Magid compared this position to that taken by the first Satmar rebbe, Rabbi Joel Teitelbaum, during the 1967 Six-Day War, when Teitelbaum tried to balance a concern for Jewish lives with an uncompromising anti-Zionist doctrine. In a 2020 article in Tablet magazine about Teitelbaum’s voluminous writings in response to that war, Magid wrote that those writings were “directed to his ultra-Orthodox community, who he believed were being, or could be, seduced by the Zionist narrative."

That same fear is now being expressed, alongside the rabbis’ published instructions to media outlets, in editorial essays and opinion columns using heated language to describe Zionism as the worst of all sins. Notably, this message is directed to all Haredi publications, not just Satmar ones, in an attempt to assert the Satmar view over the rest of the Haredi world, which isn't as stridently anti-Zionist.

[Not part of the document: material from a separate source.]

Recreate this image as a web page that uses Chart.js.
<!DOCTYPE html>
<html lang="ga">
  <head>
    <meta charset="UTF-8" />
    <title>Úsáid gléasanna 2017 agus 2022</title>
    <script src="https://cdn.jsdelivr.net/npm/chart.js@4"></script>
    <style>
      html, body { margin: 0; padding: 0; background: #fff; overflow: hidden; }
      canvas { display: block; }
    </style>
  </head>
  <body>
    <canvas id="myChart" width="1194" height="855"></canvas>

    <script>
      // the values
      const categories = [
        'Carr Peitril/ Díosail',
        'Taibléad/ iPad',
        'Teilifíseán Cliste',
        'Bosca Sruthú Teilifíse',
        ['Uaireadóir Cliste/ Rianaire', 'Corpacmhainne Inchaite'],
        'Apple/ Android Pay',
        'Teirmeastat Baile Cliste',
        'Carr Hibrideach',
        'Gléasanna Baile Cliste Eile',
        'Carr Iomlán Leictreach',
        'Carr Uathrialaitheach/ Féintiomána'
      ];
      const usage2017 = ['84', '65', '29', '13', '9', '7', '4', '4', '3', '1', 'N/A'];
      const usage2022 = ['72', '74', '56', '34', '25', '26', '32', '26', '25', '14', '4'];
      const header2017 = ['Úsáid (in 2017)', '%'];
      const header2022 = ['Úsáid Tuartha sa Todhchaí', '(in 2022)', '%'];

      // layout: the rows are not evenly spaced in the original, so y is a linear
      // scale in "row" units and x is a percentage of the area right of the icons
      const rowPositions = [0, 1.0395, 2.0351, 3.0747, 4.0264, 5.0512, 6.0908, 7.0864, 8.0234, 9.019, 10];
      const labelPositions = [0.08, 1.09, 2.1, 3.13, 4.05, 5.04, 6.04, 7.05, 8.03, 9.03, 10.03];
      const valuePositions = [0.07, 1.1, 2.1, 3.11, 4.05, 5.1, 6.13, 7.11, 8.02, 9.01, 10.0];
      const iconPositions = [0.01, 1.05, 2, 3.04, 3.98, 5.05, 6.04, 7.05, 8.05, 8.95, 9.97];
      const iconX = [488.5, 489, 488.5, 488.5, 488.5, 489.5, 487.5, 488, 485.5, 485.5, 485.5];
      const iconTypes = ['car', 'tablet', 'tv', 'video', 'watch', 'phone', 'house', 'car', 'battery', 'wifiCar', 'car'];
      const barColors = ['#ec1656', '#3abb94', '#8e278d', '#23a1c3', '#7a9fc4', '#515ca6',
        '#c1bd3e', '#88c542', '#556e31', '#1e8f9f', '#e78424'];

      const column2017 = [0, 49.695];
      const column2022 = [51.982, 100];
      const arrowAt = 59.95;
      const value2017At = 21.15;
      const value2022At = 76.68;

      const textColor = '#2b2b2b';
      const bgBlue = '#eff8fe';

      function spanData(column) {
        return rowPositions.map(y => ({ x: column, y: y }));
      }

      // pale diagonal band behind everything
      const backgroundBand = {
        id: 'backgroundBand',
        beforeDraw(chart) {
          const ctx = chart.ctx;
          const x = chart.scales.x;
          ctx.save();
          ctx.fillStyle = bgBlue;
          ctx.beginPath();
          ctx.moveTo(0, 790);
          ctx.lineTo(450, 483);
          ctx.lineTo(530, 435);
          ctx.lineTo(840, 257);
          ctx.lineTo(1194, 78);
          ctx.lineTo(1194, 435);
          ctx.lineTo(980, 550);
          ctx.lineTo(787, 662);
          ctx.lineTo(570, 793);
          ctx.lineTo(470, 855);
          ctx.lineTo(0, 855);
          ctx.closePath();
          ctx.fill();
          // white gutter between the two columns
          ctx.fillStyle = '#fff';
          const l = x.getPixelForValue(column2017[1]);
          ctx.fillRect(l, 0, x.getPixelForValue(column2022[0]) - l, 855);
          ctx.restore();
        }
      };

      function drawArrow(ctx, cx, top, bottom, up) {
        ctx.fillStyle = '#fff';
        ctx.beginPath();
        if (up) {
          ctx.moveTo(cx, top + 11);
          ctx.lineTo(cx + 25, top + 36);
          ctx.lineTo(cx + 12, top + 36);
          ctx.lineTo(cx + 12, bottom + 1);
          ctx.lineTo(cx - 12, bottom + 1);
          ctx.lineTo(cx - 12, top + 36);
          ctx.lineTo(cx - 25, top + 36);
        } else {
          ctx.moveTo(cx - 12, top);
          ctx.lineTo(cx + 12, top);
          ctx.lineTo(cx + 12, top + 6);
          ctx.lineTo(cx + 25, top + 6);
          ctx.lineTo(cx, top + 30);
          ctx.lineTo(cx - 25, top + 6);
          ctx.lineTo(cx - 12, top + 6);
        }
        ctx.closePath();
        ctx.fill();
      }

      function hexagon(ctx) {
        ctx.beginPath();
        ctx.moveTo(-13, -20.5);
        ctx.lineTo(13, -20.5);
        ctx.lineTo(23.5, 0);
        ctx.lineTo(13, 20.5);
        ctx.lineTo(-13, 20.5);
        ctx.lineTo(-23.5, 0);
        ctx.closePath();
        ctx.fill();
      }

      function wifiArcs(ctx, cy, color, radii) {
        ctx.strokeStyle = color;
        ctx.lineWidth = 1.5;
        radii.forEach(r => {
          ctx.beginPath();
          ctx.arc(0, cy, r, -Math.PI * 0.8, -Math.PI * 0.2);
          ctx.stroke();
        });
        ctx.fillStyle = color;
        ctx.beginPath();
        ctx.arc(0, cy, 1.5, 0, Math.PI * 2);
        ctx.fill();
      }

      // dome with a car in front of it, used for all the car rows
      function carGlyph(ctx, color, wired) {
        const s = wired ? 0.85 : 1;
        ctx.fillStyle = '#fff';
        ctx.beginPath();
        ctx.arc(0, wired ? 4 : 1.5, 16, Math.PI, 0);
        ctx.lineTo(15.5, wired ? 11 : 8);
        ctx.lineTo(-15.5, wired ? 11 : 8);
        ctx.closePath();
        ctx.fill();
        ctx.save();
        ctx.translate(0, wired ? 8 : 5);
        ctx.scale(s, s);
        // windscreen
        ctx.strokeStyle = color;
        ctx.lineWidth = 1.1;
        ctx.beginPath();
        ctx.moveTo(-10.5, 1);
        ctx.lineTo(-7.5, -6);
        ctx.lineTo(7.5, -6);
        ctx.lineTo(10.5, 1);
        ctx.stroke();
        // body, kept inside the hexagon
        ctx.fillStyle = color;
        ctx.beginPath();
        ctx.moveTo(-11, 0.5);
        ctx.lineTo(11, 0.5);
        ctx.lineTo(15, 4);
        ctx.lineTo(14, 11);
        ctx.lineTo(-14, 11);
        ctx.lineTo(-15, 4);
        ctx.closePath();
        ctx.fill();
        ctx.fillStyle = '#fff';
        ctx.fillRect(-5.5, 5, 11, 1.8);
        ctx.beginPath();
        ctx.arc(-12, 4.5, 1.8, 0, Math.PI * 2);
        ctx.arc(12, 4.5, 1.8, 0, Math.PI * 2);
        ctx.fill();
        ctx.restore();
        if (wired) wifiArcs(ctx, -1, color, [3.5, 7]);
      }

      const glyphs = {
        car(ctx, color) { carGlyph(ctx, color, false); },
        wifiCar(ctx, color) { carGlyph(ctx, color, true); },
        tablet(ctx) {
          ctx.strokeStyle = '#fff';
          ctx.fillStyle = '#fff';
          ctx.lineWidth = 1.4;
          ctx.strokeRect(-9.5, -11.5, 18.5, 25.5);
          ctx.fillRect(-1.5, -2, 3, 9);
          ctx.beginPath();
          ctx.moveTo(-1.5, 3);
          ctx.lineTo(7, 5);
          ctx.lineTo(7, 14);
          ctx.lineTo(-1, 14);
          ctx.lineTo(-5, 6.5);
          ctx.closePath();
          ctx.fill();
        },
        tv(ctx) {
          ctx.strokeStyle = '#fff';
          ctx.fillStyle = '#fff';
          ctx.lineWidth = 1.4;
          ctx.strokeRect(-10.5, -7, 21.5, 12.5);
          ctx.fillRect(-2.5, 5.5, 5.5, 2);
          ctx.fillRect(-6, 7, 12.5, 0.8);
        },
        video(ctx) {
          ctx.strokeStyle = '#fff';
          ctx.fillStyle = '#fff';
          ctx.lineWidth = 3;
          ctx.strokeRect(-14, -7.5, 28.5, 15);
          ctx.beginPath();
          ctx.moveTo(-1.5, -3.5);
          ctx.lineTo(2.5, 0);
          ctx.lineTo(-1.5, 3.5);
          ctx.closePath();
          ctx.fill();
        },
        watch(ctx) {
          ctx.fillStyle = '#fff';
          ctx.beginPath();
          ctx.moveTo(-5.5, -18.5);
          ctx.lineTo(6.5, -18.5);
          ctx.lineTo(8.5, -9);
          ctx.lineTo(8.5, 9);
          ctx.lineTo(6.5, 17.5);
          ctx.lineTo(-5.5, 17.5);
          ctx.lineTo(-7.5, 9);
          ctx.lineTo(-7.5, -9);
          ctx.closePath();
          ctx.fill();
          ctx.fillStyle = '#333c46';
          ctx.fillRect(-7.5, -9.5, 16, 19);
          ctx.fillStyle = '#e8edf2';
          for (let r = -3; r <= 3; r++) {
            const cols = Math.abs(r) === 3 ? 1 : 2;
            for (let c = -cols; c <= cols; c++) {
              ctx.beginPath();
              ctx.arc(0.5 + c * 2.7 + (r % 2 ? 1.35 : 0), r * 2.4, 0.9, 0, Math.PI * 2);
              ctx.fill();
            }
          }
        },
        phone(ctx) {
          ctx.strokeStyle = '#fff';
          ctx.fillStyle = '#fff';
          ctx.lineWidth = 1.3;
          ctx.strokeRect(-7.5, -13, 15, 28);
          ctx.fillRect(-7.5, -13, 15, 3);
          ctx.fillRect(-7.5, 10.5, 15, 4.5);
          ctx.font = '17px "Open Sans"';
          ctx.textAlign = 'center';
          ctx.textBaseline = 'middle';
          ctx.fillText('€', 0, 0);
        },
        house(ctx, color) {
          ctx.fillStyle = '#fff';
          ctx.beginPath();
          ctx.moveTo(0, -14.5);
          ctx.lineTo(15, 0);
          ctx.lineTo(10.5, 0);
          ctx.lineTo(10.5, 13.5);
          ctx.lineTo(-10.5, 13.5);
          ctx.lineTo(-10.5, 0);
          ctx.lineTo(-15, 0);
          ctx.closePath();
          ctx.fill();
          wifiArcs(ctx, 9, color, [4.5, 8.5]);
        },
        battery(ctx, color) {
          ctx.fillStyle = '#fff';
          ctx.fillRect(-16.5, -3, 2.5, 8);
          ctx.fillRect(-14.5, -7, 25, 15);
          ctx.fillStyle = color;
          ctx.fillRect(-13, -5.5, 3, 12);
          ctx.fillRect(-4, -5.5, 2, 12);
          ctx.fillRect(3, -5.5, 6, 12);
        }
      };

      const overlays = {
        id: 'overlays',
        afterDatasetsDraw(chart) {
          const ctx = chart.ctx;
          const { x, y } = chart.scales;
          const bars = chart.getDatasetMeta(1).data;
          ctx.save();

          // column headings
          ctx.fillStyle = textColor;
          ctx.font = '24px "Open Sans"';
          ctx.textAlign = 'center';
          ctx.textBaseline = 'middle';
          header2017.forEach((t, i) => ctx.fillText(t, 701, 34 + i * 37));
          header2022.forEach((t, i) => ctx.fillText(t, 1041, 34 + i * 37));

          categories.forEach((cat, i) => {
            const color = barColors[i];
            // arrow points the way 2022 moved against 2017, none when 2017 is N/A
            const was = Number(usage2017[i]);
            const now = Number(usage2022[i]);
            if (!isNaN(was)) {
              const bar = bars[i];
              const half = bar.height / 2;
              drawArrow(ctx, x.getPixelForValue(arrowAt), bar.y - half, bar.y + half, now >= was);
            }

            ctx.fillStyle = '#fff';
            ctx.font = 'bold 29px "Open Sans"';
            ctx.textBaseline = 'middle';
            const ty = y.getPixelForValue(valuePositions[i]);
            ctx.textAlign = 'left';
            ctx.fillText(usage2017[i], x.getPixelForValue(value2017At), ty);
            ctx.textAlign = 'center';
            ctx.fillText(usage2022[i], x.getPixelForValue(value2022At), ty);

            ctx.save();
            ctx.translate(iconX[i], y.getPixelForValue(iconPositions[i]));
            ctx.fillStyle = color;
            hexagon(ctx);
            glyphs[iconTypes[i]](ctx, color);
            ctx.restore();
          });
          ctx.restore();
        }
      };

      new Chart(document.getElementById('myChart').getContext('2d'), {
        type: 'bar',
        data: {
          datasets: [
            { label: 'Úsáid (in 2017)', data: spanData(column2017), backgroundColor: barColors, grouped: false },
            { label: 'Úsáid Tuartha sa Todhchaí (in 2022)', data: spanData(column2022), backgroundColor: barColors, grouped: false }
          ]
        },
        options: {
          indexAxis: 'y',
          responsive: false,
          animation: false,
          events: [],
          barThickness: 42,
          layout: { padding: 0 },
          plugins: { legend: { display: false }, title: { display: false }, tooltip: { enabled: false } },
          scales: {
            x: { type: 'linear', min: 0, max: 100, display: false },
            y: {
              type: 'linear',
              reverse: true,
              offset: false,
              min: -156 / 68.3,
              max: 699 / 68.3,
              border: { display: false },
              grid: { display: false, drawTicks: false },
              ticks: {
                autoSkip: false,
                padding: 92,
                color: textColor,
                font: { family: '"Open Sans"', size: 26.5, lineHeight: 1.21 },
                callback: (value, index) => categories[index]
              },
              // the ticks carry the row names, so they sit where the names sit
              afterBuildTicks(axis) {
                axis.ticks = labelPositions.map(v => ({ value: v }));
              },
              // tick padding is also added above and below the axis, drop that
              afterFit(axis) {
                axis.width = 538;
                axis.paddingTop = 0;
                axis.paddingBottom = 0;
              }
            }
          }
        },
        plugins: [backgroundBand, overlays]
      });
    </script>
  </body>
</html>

In fact, some within that media landscape now appear to have been banned by some rabbis. In a letter from the Central Rabbinical Congress, an influential, Satmar-affiliated consortium of rabbis, to Wolf Landau, owner of the “Central Market” supermarket in Williamsburg, the rabbis declared a ban on selling the English-language Haredi magazines Mishpacha, Ami, and Binah, claiming they contain "heretical content, a Zionist attitude, and non-Jewish viewpoints." Shtetl was unable to independently verify the letter. 

The rabbis also issued a “warning to all store owners not to sell the magazines in question,” the letter said. “To do otherwise would be an irredeemable sin.”

Satmar Hasidim are known to be opposed to Zionism, believing that Jews should not have their own state before the arrival of the messiah. They also oppose Israel’s secular orientation.

Other Haredi communities have historically had similar but less firmly held views of Zionism. However, some Haredim, especially those in the Yeshivish and Chabad-Lubavitch communities, have expressed support for Israel during the current crisis, without necessarily identifying as Zionists while doing so.